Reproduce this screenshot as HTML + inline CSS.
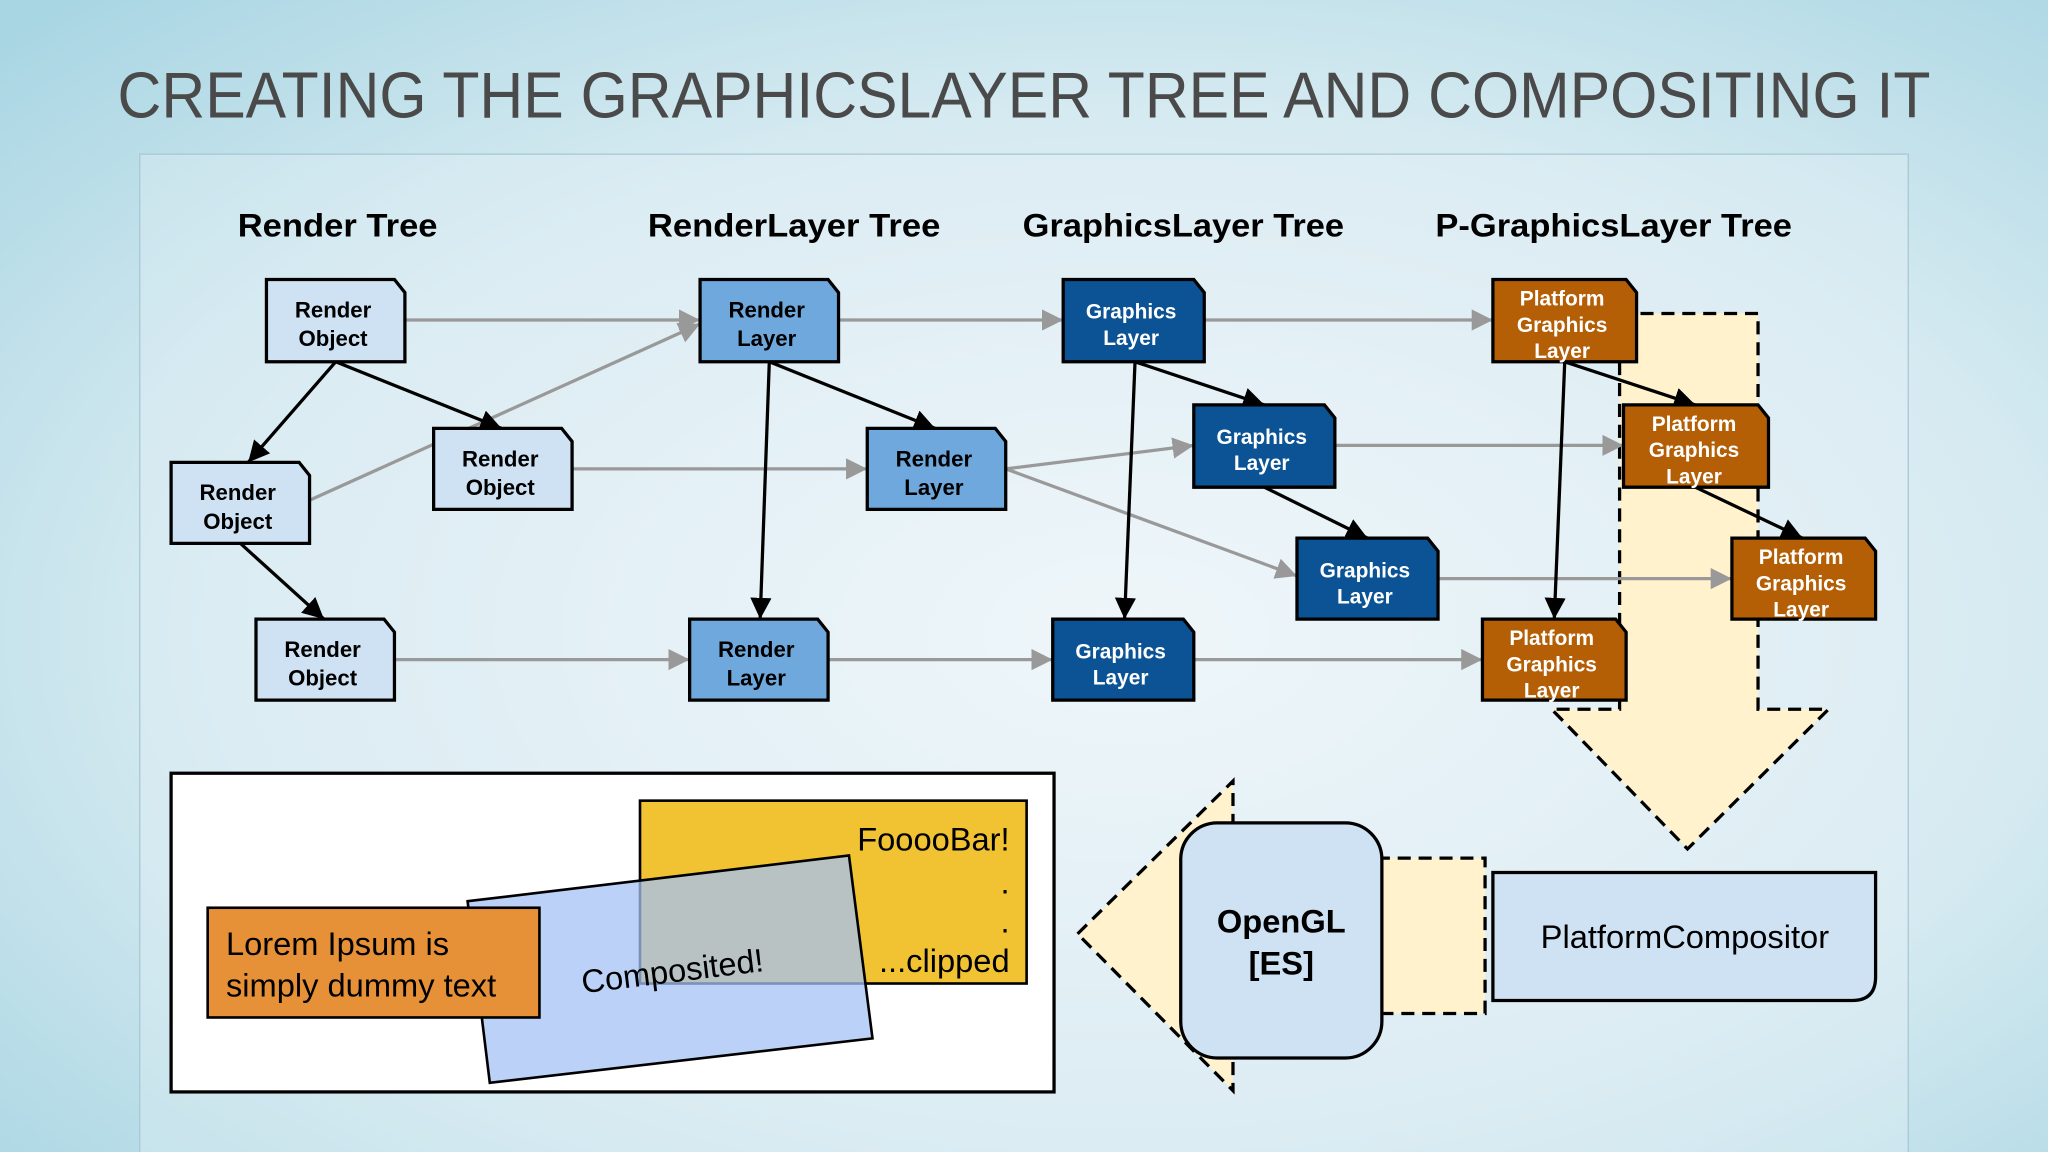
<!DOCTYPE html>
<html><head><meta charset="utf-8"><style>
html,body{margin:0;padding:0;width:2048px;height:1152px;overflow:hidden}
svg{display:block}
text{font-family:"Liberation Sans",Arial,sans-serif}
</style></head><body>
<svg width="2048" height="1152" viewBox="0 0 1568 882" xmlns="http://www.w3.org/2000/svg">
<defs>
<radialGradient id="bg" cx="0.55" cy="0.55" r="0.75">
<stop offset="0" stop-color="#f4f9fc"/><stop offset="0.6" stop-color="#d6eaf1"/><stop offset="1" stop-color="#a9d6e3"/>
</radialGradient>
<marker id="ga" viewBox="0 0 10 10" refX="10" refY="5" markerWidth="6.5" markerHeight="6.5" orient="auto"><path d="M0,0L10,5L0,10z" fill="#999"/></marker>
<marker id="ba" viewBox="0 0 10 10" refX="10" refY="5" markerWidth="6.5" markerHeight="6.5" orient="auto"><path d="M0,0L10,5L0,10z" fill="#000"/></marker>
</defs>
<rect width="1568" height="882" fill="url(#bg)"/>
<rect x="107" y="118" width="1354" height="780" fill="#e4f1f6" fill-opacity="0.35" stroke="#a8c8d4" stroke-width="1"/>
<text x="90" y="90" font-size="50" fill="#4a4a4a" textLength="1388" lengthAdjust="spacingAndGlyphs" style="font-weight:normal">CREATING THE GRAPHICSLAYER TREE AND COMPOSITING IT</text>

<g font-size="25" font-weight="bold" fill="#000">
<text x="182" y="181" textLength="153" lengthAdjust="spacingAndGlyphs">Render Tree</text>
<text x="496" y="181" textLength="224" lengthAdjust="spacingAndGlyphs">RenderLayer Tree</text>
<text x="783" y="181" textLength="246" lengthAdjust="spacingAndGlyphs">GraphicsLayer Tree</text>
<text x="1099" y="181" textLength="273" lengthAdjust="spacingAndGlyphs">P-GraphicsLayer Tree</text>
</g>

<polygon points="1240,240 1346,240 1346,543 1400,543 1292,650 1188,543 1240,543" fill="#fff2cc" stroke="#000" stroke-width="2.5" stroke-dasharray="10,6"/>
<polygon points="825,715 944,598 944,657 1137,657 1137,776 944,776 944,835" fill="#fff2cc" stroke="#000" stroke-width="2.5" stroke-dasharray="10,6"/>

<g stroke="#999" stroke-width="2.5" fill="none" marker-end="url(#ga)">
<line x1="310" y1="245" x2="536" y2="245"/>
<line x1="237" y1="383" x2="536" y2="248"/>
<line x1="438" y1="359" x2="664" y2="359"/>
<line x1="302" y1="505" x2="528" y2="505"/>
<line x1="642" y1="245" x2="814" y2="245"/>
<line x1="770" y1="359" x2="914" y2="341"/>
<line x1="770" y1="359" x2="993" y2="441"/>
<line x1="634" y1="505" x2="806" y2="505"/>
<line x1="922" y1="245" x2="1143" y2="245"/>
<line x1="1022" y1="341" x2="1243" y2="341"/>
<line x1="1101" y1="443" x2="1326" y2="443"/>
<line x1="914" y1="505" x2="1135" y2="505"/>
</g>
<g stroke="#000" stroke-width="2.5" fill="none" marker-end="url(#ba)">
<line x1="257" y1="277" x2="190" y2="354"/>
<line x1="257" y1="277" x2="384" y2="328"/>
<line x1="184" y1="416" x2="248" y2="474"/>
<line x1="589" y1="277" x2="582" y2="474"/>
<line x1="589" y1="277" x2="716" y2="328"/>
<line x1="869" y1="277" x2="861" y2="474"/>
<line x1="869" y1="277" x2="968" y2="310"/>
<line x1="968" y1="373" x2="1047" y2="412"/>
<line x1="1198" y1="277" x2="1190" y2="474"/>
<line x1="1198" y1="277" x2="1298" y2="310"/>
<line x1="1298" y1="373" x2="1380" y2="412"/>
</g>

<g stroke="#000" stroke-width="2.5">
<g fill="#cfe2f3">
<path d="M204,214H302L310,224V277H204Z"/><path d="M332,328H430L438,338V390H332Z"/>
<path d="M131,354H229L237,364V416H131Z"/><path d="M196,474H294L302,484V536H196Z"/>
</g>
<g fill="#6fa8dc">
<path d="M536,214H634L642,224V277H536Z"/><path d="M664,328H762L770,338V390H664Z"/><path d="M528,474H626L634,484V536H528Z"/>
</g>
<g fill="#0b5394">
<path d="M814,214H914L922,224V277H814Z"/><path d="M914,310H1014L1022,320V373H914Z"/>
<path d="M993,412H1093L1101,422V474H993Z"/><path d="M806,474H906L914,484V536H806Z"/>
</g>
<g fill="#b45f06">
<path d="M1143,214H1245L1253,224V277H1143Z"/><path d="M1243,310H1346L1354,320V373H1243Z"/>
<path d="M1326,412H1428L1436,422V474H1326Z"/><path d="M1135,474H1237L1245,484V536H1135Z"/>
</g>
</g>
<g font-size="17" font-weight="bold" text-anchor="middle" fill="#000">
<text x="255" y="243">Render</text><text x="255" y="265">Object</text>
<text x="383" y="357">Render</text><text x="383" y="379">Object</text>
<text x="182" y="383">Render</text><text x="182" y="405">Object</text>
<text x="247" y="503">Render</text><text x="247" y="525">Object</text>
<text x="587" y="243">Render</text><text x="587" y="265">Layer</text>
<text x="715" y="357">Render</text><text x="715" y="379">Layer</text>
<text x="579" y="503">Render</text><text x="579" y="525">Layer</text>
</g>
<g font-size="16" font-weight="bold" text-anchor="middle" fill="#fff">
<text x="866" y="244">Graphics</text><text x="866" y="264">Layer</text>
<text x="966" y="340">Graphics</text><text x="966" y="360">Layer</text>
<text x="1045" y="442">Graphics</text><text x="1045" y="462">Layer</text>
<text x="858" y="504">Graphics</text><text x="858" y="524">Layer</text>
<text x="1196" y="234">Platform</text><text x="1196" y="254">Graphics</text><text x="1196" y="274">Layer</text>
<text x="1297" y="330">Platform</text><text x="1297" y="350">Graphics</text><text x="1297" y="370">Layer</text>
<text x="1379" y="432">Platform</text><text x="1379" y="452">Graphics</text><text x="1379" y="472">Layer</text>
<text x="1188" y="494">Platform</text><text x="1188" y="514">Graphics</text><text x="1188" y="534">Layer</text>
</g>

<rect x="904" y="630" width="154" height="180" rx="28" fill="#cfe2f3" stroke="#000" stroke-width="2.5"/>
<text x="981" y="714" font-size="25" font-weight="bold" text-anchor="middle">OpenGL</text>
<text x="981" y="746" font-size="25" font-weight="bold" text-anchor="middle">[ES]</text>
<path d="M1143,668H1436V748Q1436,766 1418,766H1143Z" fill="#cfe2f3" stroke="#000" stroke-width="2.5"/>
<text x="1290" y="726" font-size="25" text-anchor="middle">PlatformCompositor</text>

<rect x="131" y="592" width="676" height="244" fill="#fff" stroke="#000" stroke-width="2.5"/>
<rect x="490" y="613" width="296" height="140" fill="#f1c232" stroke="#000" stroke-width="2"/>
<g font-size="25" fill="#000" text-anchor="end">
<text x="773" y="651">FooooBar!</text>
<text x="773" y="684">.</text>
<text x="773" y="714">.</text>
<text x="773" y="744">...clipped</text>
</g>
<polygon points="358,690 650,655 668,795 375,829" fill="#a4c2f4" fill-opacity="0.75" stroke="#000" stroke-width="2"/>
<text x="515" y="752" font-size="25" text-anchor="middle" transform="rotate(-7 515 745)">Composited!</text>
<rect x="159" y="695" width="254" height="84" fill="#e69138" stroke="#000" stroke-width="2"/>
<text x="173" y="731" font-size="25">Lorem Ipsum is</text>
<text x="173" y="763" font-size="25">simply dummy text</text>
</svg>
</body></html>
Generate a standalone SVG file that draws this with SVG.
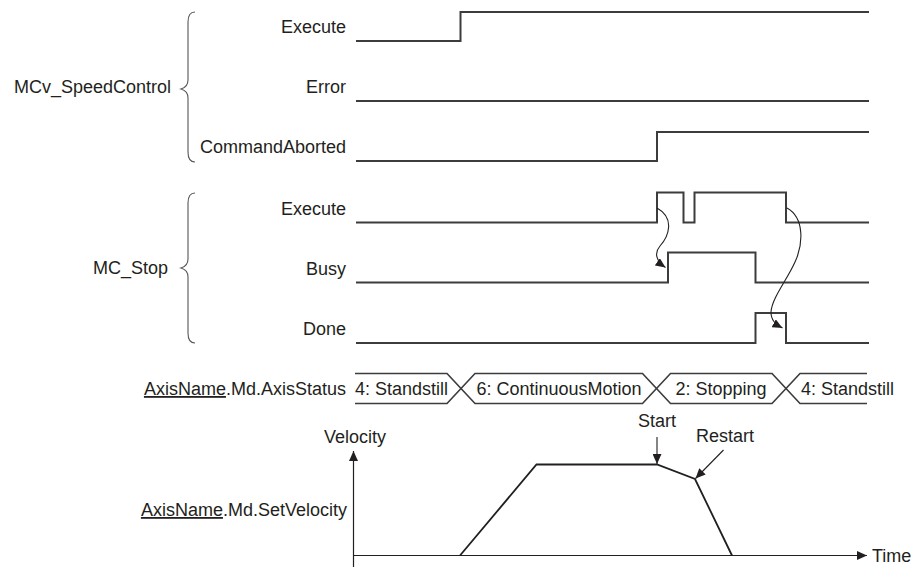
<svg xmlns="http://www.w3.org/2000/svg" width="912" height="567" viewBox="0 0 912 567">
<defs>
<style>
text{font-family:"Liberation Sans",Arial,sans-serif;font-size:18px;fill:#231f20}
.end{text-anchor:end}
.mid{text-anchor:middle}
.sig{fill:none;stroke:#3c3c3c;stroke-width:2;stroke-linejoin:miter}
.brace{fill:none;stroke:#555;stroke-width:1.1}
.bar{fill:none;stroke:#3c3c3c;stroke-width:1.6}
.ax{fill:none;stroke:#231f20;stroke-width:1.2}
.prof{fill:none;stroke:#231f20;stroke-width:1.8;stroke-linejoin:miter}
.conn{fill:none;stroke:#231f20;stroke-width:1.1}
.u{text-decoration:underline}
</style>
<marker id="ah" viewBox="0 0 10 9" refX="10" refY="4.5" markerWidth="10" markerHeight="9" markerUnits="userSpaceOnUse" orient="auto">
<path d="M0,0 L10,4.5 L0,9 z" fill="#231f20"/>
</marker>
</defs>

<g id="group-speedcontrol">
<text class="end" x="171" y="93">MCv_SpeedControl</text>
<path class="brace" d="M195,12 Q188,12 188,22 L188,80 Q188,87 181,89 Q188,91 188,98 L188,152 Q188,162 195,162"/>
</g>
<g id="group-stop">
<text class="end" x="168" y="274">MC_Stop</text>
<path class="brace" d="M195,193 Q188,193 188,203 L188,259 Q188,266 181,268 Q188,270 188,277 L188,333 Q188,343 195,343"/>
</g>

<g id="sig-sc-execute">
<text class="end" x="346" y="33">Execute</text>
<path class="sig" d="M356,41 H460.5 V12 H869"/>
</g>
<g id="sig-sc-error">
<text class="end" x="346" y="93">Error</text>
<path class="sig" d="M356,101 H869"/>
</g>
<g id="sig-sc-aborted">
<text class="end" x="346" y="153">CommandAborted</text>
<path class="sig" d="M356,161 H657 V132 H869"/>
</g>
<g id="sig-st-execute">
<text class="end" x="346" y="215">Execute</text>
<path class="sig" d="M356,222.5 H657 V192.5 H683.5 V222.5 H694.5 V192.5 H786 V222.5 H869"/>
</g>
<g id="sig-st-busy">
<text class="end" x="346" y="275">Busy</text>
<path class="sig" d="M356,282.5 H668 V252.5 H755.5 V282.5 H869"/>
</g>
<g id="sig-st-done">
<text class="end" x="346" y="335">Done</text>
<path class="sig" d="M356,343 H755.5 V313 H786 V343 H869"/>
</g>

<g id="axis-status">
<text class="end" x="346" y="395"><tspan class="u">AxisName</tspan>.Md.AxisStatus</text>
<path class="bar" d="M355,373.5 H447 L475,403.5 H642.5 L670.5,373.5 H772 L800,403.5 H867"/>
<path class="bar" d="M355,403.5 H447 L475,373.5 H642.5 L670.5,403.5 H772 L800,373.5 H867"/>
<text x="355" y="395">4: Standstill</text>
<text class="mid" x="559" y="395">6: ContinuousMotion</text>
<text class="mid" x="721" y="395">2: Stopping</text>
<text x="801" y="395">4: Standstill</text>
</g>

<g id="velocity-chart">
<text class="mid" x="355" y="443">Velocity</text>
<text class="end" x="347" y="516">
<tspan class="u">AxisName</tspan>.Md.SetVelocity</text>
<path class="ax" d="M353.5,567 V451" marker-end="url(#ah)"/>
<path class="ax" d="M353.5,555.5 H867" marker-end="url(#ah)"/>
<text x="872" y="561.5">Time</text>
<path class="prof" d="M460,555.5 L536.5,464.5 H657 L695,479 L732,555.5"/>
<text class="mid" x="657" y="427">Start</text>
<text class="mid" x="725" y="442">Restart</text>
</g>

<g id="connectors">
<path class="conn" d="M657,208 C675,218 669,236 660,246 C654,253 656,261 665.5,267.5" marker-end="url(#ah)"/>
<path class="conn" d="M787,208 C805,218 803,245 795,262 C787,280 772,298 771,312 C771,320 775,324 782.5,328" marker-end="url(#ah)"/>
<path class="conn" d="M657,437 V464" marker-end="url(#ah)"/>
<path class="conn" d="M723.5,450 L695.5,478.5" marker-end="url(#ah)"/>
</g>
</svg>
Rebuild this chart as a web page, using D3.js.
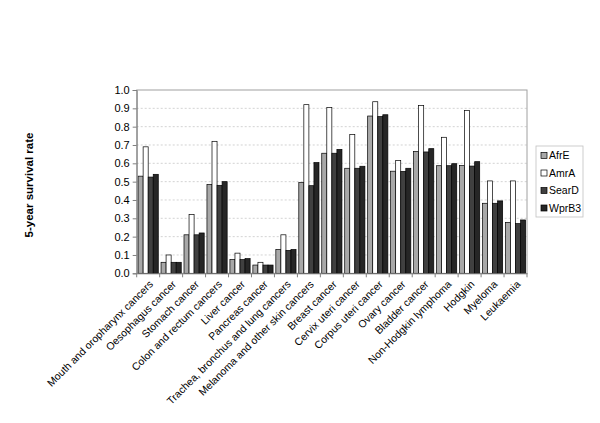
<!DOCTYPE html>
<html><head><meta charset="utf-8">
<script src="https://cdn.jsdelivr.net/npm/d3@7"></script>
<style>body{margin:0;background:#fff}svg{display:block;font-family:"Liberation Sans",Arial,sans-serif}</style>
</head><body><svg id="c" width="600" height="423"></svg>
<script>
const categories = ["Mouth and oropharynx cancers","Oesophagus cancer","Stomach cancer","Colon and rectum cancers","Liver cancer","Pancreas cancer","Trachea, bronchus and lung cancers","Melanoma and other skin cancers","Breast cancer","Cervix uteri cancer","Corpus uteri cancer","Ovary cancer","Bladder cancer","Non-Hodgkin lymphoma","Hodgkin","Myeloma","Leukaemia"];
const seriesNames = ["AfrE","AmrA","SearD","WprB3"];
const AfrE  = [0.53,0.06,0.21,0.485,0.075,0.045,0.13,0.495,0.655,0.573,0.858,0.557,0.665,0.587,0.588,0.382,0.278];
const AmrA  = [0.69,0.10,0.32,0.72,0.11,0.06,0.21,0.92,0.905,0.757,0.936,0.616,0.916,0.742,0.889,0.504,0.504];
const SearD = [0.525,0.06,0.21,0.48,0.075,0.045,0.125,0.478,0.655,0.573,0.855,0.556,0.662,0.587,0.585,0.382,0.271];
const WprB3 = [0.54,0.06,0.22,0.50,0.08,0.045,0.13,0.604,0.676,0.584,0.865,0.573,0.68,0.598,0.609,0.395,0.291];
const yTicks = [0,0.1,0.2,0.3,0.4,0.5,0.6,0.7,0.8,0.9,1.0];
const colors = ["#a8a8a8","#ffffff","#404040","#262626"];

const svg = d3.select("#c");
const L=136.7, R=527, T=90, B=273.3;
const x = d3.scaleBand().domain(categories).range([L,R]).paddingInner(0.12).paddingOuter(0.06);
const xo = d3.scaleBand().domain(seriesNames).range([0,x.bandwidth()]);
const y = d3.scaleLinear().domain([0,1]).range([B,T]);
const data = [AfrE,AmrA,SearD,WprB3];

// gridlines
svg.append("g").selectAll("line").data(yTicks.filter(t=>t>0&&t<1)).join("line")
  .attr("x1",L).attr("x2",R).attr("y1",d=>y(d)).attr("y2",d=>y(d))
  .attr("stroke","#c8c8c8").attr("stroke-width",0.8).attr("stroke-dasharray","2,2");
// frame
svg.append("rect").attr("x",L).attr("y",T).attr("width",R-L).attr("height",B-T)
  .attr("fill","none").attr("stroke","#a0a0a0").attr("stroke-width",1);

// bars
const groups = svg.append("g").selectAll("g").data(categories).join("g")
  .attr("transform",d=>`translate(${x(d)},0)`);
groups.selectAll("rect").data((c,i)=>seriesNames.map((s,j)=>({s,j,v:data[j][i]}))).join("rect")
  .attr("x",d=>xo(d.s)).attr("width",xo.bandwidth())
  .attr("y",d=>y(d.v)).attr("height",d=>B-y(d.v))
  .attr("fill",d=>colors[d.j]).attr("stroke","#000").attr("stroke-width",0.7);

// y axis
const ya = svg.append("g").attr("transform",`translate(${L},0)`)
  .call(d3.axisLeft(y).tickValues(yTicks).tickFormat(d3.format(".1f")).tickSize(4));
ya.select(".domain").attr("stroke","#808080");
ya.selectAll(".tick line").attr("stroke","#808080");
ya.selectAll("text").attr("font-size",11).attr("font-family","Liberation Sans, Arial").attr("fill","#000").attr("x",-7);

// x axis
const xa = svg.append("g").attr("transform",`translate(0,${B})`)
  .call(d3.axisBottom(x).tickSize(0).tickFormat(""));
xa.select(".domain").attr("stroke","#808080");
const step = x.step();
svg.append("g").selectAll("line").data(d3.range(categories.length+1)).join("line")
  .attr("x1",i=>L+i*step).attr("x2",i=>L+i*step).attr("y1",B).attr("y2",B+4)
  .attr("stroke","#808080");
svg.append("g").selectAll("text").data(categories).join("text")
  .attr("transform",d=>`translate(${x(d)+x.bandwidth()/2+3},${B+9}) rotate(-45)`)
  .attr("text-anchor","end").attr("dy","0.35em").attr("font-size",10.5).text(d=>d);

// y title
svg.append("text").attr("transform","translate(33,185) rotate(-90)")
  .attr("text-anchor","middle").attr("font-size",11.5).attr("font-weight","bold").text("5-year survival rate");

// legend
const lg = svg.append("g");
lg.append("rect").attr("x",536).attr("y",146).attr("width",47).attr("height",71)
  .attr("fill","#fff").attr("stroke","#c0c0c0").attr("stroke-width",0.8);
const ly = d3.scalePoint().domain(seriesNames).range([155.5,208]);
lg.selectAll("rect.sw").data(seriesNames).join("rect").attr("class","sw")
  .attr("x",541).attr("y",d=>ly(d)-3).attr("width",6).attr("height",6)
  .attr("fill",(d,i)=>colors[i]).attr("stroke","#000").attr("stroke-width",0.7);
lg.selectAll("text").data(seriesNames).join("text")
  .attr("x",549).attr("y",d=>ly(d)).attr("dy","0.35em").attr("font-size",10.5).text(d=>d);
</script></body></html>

◇ ◇ ◇ ◇

Problem to work on. Check each line above for the word "this", and copy the lines where it appears.

Expected output.
Reproduce this screenshot as HTML + inline CSS.
Generate a standalone SVG file that draws this with SVG.
Rebuild this chart as a web page, using D3.js.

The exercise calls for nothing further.